Cons of the committee

  • It has suggested that the UIDAI be both the data fiduciary and the regulator for Aadhaar.
  • There is also the suggestion that even though personal data can be transferred outside India, data fiduciaries will be required to store a local copy.
  • The committee’s cliched vocabulary and superficial treatment of several important issues are the most disappointing. For example, the concepts of fair and reasonable processing, purpose and collection limitation, notice and consent, data quality and data storage limitation are not new. They have largely failed to prevent identity thefts, unethical profiling and other privacy violations.
  • The committee does discuss artificial intelligence and big-data analytics but fails to define clear-cut guidelines for their safe use. It ends up vaguely suggesting that no processing of personal data should result in taking decisions about a person without consent, but does not provide guidelines about enforcement.
  • It does not appear that the committee has carefully evaluated the data processing requirements of the diverse private sector, spanning healthcare, insurance, social media and e-commerce, and how these requirements may infringe upon privacy.

Way forward

  • A data protection framework is incomplete without an investigation of the nuances of digital identity, and guidelines for the various use cases of authentication, authorisation and accounting.
  • It is also incomplete without an analysis of the extent to which personal information needs to be revealed for conducting businesses, and during eKYC processes.
  • In addition, effective protection requires an understanding of the possible pathways of information leaks, comprehending the limits of anonymisation with provable guarantees against re-identification attacks and a knowledge of the various possibilities with virtual identities.
  • Also required is an analysis of the possibilities of privacy preserving tools, techniques and protocols from computer science including hash functions, symmetric and public key cryptography, etc.

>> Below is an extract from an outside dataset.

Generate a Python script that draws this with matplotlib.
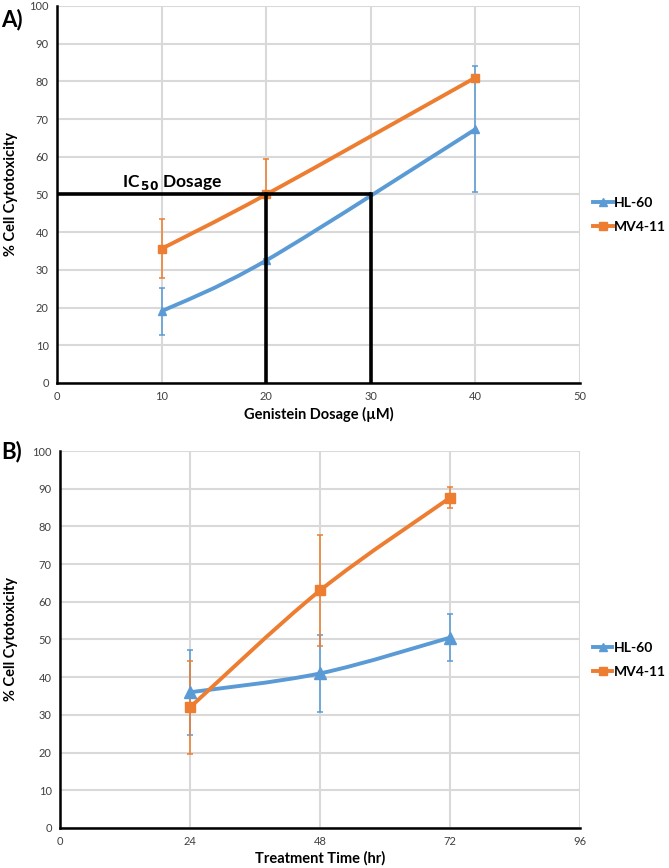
import numpy as np
import matplotlib.pyplot as plt
from matplotlib.path import Path
from matplotlib.patches import PathPatch
from matplotlib.lines import Line2D

plt.rcParams['font.family'] = ['Lato', 'DejaVu Sans']

# Panel A : dose
dose = [10, 20, 40]
hl60_dose = [19.0, 32.5, 67.3]
hl60_dose_err = [6.3, 0.4, 16.7]
mv411_dose = [35.6, 50.0, 81.0]
mv411_dose_err_bas = [7.8, 0.0, 0.8]
mv411_dose_err_haut = [7.8, 9.3, 0.8]

# Panel B : temps
temps = [24, 48, 72]
hl60_temps = [36.0, 41.0, 50.5]
hl60_temps_err = [11.3, 10.1, 6.3]
mv411_temps = [32.0, 63.0, 87.6]
mv411_temps_err = [12.4, 14.6, 2.8]

# IC50
ic50_y = 50
ic50_x = [20, 30]

BLEU = '#5B9BD5'
ORANGE = '#ED7D31'
GRILLE = '#D9D9D9'


def courbe_lissee(ax, x, y, couleur, lw):
    # lissage type Excel (Bezier Catmull-Rom)
    pts = np.column_stack([x, y]).astype(float)
    n = len(pts)
    verts = [pts[0]]
    codes = [Path.MOVETO]
    for i in range(n - 1):
        p0 = pts[i - 1] if i > 0 else pts[i]
        p1 = pts[i]
        p2 = pts[i + 1]
        p3 = pts[i + 2] if i + 2 < n else pts[i + 1]
        c1 = p1 + (p2 - p0) / 6
        c2 = p2 - (p3 - p1) / 6
        verts += [c1, c2, p2]
        codes += [Path.CURVE4] * 3
    patch = PathPatch(Path(verts, codes), facecolor='none', edgecolor=couleur,
                      lw=lw, transform=ax.transData, zorder=4, capstyle='round')
    ax.add_patch(patch)


def serie(ax, x, y, err, couleur, marqueur, ms):
    ax.errorbar(x, y, yerr=err, fmt='none', ecolor=couleur, elinewidth=1.1,
                capsize=2, capthick=1.1, zorder=3)
    courbe_lissee(ax, x, y, couleur, 2.8)
    ax.plot(x, y, linestyle='none', marker=marqueur, color=couleur, ms=ms, zorder=5)


def habillage(ax, xticks, xlabel):
    ax.set_ylim(0, 100)
    ax.set_yticks(range(0, 101, 10))
    ax.set_xlim(xticks[0], xticks[-1])
    ax.set_xticks(xticks)
    ax.grid(True, color=GRILLE, lw=1.5)
    ax.set_axisbelow(True)
    for s in ['top', 'right']:
        ax.spines[s].set_visible(False)
    for s in ['left', 'bottom']:
        ax.spines[s].set_linewidth(1.8)
        ax.spines[s].set_color('black')
        ax.spines[s].set_zorder(6)
    ax.tick_params(length=0, labelsize=8, labelcolor='#404040', pad=6)
    ax.set_xlabel(xlabel, fontsize=10.5, fontweight='bold', labelpad=3)
    ax.set_ylabel('% Cell Cytotoxicity', fontsize=10.5, fontweight='bold')
    handles = [Line2D([], [], color=BLEU, lw=2.8, marker='^', ms=6),
               Line2D([], [], color=ORANGE, lw=2.8, marker='s', ms=5.5)]
    ax.legend(handles, ['HL-60', 'MV4-11'], loc='center left',
              bbox_to_anchor=(1.025, 0.445), frameon=False, handlelength=1.4,
              handletextpad=0.1, labelspacing=0.85, borderaxespad=0, borderpad=0,
              prop={'weight': 'bold', 'size': 10})


fig = plt.figure(figsize=(6.69, 8.68), dpi=100)
axA = fig.add_axes([0.0852, 0.5588, 0.7818, 0.4343])
axB = fig.add_axes([0.0897, 0.0461, 0.7773, 0.4343])

# A
serie(axA, dose, hl60_dose, hl60_dose_err, BLEU, '^', 6)
serie(axA, dose, mv411_dose, [mv411_dose_err_bas, mv411_dose_err_haut], ORANGE, 's', 5.5)
axA.plot([0, ic50_x[1]], [ic50_y, ic50_y], color='black', lw=2.6, zorder=6, solid_capstyle='butt')
for xv in ic50_x:
    axA.plot([xv, xv], [0, ic50_y], color='black', lw=2.6, zorder=6, solid_capstyle='projecting')
axA.text(6.2, 52.0, r'IC$_{\,\mathbf{50}}$ Dosage', fontsize=12.5, fontweight='bold', zorder=7)
habillage(axA, [0, 10, 20, 30, 40, 50], 'Genistein Dosage (µM)')
axA.yaxis.set_label_coords(-0.075, 0.5)

# B
serie(axB, temps, hl60_temps, hl60_temps_err, BLEU, '^', 8)
serie(axB, temps, mv411_temps, mv411_temps_err, ORANGE, 's', 7.5)
habillage(axB, [0, 24, 48, 72, 96], 'Treatment Time (hr)')
axB.yaxis.set_label_coords(-0.08, 0.5)

fig.text(0.002, 0.99, 'A)', fontsize=16, fontweight='bold', ha='left', va='top')
fig.text(0.002, 0.492, 'B)', fontsize=16, fontweight='bold', ha='left', va='top')

fig.savefig('out.png', dpi=100)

  • Most theories for improving state efficiency in the delivery of welfare and health services using personal data will have to consider improved data processing methods for targeting, epidemiology, econometrics, tax compliance, corruption control, analytics, and topic discovery.
  • This, in turn, will require digitisation, surveillance and processing of large-scale personal transactional data. Acquisition, storage and processing of personal health data will be crucial to such systems.

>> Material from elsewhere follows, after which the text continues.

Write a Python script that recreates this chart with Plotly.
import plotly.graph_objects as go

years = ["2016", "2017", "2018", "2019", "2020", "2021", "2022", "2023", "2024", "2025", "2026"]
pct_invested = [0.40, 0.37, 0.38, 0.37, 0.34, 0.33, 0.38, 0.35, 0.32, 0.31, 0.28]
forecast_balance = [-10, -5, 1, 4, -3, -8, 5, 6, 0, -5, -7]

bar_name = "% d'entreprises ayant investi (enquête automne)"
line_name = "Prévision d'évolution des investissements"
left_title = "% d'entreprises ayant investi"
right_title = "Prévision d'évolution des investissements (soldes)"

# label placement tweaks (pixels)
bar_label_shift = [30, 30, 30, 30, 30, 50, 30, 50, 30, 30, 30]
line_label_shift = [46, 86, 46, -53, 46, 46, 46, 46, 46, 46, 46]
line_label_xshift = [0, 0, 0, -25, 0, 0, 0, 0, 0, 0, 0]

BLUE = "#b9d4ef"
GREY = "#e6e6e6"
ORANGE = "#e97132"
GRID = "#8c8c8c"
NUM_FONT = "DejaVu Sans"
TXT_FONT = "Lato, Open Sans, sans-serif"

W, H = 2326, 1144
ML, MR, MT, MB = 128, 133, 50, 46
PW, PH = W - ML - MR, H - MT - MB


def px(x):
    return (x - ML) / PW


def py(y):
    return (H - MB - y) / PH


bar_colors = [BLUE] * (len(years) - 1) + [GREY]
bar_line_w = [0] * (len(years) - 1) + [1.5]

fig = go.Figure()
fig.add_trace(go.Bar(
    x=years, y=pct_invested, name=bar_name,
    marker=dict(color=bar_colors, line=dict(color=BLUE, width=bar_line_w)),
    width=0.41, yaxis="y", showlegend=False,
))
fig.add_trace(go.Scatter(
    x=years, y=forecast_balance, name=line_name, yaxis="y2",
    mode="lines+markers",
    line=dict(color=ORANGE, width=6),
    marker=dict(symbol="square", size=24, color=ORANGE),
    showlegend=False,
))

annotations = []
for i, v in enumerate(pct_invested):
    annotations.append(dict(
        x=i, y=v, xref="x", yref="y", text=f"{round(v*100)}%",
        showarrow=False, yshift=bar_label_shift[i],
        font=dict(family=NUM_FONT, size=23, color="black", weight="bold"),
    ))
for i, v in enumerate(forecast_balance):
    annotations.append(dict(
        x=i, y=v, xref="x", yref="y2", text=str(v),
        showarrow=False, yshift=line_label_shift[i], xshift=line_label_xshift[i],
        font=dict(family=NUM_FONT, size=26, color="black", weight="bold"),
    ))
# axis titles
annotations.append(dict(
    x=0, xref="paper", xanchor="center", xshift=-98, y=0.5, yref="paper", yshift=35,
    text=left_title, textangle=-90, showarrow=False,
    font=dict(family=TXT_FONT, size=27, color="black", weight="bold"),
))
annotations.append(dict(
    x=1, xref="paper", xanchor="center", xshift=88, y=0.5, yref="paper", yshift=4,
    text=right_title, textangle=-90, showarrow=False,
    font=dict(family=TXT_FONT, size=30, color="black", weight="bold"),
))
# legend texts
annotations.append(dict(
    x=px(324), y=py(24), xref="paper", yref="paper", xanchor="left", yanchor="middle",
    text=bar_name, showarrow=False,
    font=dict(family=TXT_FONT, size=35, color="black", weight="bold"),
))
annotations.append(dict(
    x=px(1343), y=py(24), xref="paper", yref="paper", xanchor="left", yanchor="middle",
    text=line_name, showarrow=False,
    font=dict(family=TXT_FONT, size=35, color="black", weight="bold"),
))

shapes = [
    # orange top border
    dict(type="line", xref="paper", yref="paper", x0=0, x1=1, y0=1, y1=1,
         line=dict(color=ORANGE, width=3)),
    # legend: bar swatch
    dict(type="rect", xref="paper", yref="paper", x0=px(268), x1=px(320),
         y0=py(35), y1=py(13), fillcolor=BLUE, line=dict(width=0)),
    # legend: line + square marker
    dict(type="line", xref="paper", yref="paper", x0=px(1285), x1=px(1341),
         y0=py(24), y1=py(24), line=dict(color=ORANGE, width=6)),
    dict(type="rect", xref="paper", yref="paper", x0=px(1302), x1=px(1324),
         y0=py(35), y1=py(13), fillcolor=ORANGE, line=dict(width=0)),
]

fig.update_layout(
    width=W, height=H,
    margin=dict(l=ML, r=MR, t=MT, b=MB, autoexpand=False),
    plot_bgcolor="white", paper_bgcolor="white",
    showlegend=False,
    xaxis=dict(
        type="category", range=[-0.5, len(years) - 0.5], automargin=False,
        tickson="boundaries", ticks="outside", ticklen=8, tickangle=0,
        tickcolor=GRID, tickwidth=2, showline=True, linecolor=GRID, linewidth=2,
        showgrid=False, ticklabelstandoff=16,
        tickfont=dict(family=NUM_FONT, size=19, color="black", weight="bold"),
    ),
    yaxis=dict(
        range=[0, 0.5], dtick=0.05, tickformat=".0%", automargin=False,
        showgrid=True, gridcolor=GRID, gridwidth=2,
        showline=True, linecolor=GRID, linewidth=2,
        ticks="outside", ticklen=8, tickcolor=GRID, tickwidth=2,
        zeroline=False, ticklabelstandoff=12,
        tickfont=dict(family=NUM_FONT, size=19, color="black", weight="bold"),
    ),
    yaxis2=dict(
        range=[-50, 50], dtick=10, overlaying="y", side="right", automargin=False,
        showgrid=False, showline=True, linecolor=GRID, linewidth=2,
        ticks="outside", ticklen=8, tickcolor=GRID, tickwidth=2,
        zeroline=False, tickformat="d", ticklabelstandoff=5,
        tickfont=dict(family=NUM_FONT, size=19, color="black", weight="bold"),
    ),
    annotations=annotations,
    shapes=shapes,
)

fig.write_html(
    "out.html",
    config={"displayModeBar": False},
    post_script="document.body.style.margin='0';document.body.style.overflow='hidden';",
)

  • There should be detailed analyses of how such surveillance — targeted towards improving efficiency of the state’s service delivery — can be achieved without enabling undesirable mass surveillance that may threaten civil liberty and democracy.
  • The committee needs to balance the seemingly conflicting requirements of individual privacy and the benefits of large-scale data processing, and it is not obvious that a trade-off is inevitable.
  • A data protection framework is incomplete without defining the requirements and standards of access control, and protection against both external and insider attacks in large data establishments, both technically and legally.
  • The computer science sub-areas of security and automatic verification will certainly have a lot to offer.
  • Civil society can play a crucial role as it’s participation in discussions on data protection has been exemplary, especially in the wake of the Aadhaar debates and privacy judgment.